In the 70s the artist made a deep investigation into the effects of “attempting to open a space at any cost” in the series of “Inhabited” paintings and drawings. In the work, Tela Habitada (Inhabited Canvas, 1976), Helena Almeida represents and utilises her own body in a sequence of photographs where she simulates tearing through a canvas. Although, at a certain moment, the artist appears to have succeeded, the penultimate photograph makes it obvious that she has not, thus suggesting that trying again is a cyclical and never-ending process.

In the work Corte Secreto (Secret Cut, 1981), which is part of the CAMJAP’s collection, it is also the tear that organises the artist’s entrance into the space of the canvas or paper. The questioning and deconstruction of the space of the work and that which envelops it, of the place of the artist on the inside and outside of these spaces or on the frontiers between them, is this work’s conceptual framework.

In 1980, Helena Almeida discovered black – or rather its particularly complicit nature towards a certain photographic process – engendering large photosensitive canvases. In 1987 a set of 262 photographs on paper entitled Frisos (Friezes) were exhibited at the CAMJAP.

Meanwhile the artist continued to pursue her installation work, her drawings in horse hair, and her photographs where her own image remains a constant. In one of the photographs from the series Seduzir (To Seduce), a foot uncovered by a fallen shoe exhibits a blood-like smear of paint. If the hand lifts a bit of the skirt in a “coquette” gesture and the high heeled shoes reinforce it, two aspects disrupt the choreographic intent: the body is a black shape, formless and headless, focusing the onlooker’s eyes on the skin of the legs and the feet, and on an unexpected blot that has dyed a hidden part of the body red, and hints at the disguised violence that it, and some games of seduction, may contain. Traditionally the hands accomplish a painting, but in this work the foot takes on this task, as a passive agent (the medium for the brushstroke) and also as an active agent of movement, of surprise, of the colour and the paint in a black and white photograph, and of a charged metaphorical disturbance.

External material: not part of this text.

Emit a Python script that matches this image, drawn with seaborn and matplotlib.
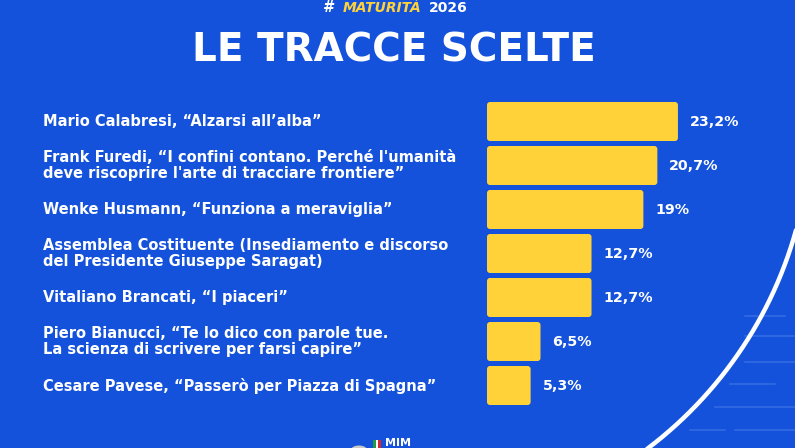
import numpy as np
import pandas as pd
import matplotlib
matplotlib.use("Agg")
import matplotlib.pyplot as plt
import matplotlib.transforms as mtransforms
from matplotlib.lines import Line2D
from matplotlib.patches import Rectangle, Circle, FancyBboxPatch
import seaborn as sns

# ---- data ----
categories = [
    "Mario Calabresi, \u201cAlzarsi all\u2019alba\u201d",
    "Frank Furedi, \u201cI confini contano. Perch\u00e9 l'umanit\u00e0\ndeve riscoprire l'arte di tracciare frontiere\u201d",
    "Wenke Husmann, \u201cFunziona a meraviglia\u201d",
    "Assemblea Costituente (Insediamento e discorso\ndel Presidente Giuseppe Saragat)",
    "Vitaliano Brancati, \u201cI piaceri\u201d",
    "Piero Bianucci, \u201cTe lo dico con parole tue.\nLa scienza di scrivere per farsi capire\u201d",
    "Cesare Pavese, \u201cPasser\u00f2 per Piazza di Spagna\u201d",
]
values = [23.2, 20.7, 19.0, 12.7, 12.7, 6.5, 5.3]
value_labels = ["23,2%", "20,7%", "19%", "12,7%", "12,7%", "6,5%", "5,3%"]
title = "LE TRACCE SCELTE"

BLUE = "#1452DB"
YELLOW = "#FFD23A"
LIGHT = "#4A7FEA"

sns.set_theme(style="white")
plt.rcParams["font.family"] = ["DejaVu Sans"]

W, H = 795, 448
fig = plt.figure(figsize=(W / 100, H / 100), dpi=100, facecolor=BLUE)

# faint decorative streaks + white arc (bottom right)
streaks = [(316, 745, 785), (336, 745, 795), (362, 745, 795), (384, 730, 775),
           (407, 715, 795), (430, 690, 725), (430, 735, 795)]
for yy, x0, x1 in streaks:
    fig.add_artist(Line2D([x0 / W, x1 / W], [1 - yy / H, 1 - yy / H],
                          transform=fig.transFigure, color=LIGHT, lw=1.5, alpha=0.45))
theta = np.linspace(np.radians(5), np.radians(60), 300)
px = 399 + 412 * np.cos(theta)
py = 120 + 412 * np.sin(theta)
fig.add_artist(Line2D(px / W, 1 - py / H, transform=fig.transFigure,
                      color="white", lw=3.2, solid_capstyle="round"))

# bar axes
ax = fig.add_axes([487 / W, 1 - 407.5 / H, (W - 487) / W, (407.5 - 99.5) / H])
df = pd.DataFrame({"traccia": categories, "valore": values})
sns.barplot(data=df, y="traccia", x="valore", orient="h", color=YELLOW,
            saturation=1, width=39 / 44, edgecolor="none", ax=ax)
XPX = 8.23  # pixels per percentage point
ax.set_xlim(0, (W - 487) / XPX)
ax.set_ylim(6.5, -0.5)
ax.set_facecolor("none")
ax.axis("off")

ax.bar_label(ax.containers[0], labels=value_labels, padding=8.6, color="white",
             fontsize=10.3, fontweight="bold")

# round the bar corners slightly
rx = 3 / XPX
ry = 3 / 44
for p in list(ax.containers[0]):
    x, y, w, h = p.get_x(), p.get_y(), p.get_width(), p.get_height()
    p.set_visible(False)
    ax.add_patch(FancyBboxPatch((x, y), w, h,
                                boxstyle=f"round,pad=0,rounding_size={rx}",
                                mutation_aspect=ry / rx, facecolor=YELLOW,
                                edgecolor="none"))

# category labels on the left
trans = mtransforms.blended_transform_factory(fig.transFigure, ax.transData)
for i, lab in enumerate(categories):
    ax.text(43 / W, i, lab, transform=trans, ha="left", va="center",
            color="white", fontsize=10.5, fontweight="bold", linespacing=1.08,
            clip_on=False)

# title
fig.text(393.5 / W, 1 - 50 / H, title, ha="center", va="center", color="white",
         fontsize=28, fontweight="bold")

# hashtag at top
fig.text(322 / W, 1 - 0.5 / H, "#", ha="left", va="top", color="white",
         fontsize=10.5, fontweight="bold", style="italic")
fig.text(343 / W, 1 - 0.5 / H, "MATURIT\u00c0", ha="left", va="top", color=YELLOW,
         fontsize=10, fontweight="bold", style="italic")
fig.text(429 / W, 1 - 0.5 / H, "2026", ha="left", va="top", color="white",
         fontsize=10, fontweight="bold")

# MIM logo at bottom (partially cut)
fig.add_artist(Circle((359 / W, 1 - 450 / H), 8 / W, transform=fig.transFigure,
                      facecolor="#C9C9C9", edgecolor="none"))
for k, c in enumerate(["#1E9B45", "white", "#D62828"]):
    fig.add_artist(Rectangle(((373 + k * 2.5) / W, 0), 2.5 / W, 8 / H,
                             transform=fig.transFigure, facecolor=c, edgecolor="none"))
fig.text(385 / W, 0, "MIM", ha="left", va="bottom", color="white",
         fontsize=8, fontweight="bold")

fig.savefig("out.png", dpi=100, facecolor=BLUE)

Swallowing, secreting, integrating, hiding, dripping, acting out, inhabiting, and locating painting in relation to the body, both with it and in it – have been this artist’s lifetime project.
Amongst the artist’s numerous exhibitions in Portugal and abroad, the following selection is particularly worthy of mention: the 1995 exhibition at the Fundação de Serralves in Porto, her exhibitions at the Centro Galego de Arte Contemporáneo and Santiago de Compostela, in 2000, and recently, the show at the Galerie im Taxispalais (2003), in Innsbruck, Áustria. Pés no Chão, Cabeça no Céu (Feet on the Ground, Head in the Sky) is the title of the significant selected exhibition held in March 2004 at the Centro Cultural de Belém, Lisbon.